Some may mistakenly think I’m whining but such is not the case. Much of the progress and expertise I acquired during our years of companionship occurred while viewing Kyle’s backside. He pushed me, chided me and encouraged me, both of us knowing I did not have the talent, skills or capacity to best him but, in trying, I excelled. I’ve never had the opportunity, these many years later, to thank him for his friendship and, especially, for beating me at everything we did together because, in doing so, he made me better.
It is interesting that Jesus chose this method to teach His disciples. He could easily have dictated His will and lived as He pleased; He is God, you know (Psalm 119:105). He could have been satisfied to give us the data in written form and just mandated “Do it!”; we are, after all, expected to do his will (Matthew 7:21-23).
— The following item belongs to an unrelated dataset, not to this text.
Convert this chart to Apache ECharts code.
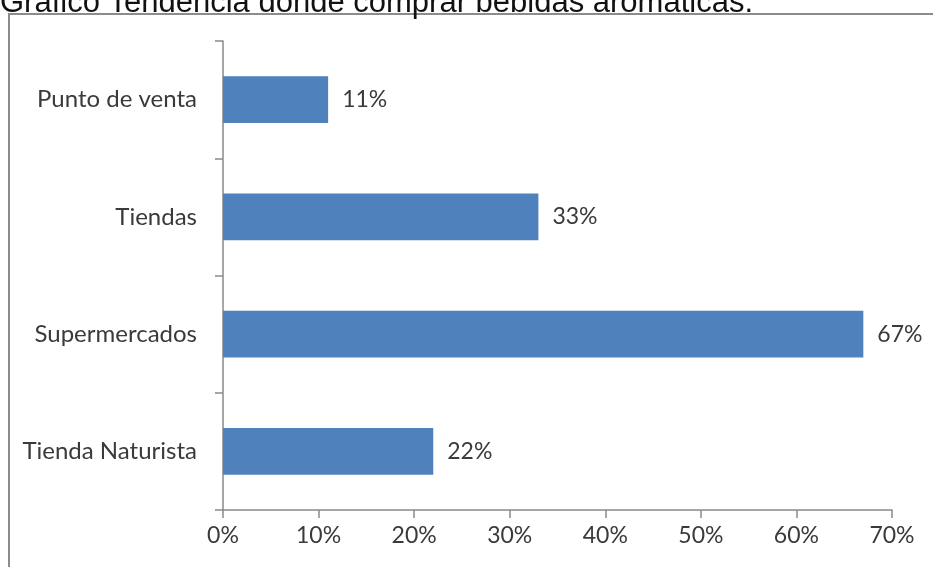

He chose, however, to give us this added incentive. He said “Follow Me” (Luke 9:23), and “I have given you an example, that you should do as I have done” (John 13:15). Even facing the horror of the Cross, He promised, “Where I am going you cannot follow Me now, but you shall follow me afterward” (John 13:36), “And, if I go and prepare a place for you, I will come again and receive you to Myself; that where I am, you may be also” (John 14:3). He is God, our Savior and so much more; but, also, He is a true friend.
“You’re not Jesus” people often say (usually to excuse some sin in their life). We say: “You’re absolutely right!” And, though we will never be Jesus, we follow Him. He is always ahead of us, leading us, guiding us, encouraging us and challenging us with goals far beyond our capacity, yet encouraging us by His constant companionship. He makes us better. That’s what a true friend does.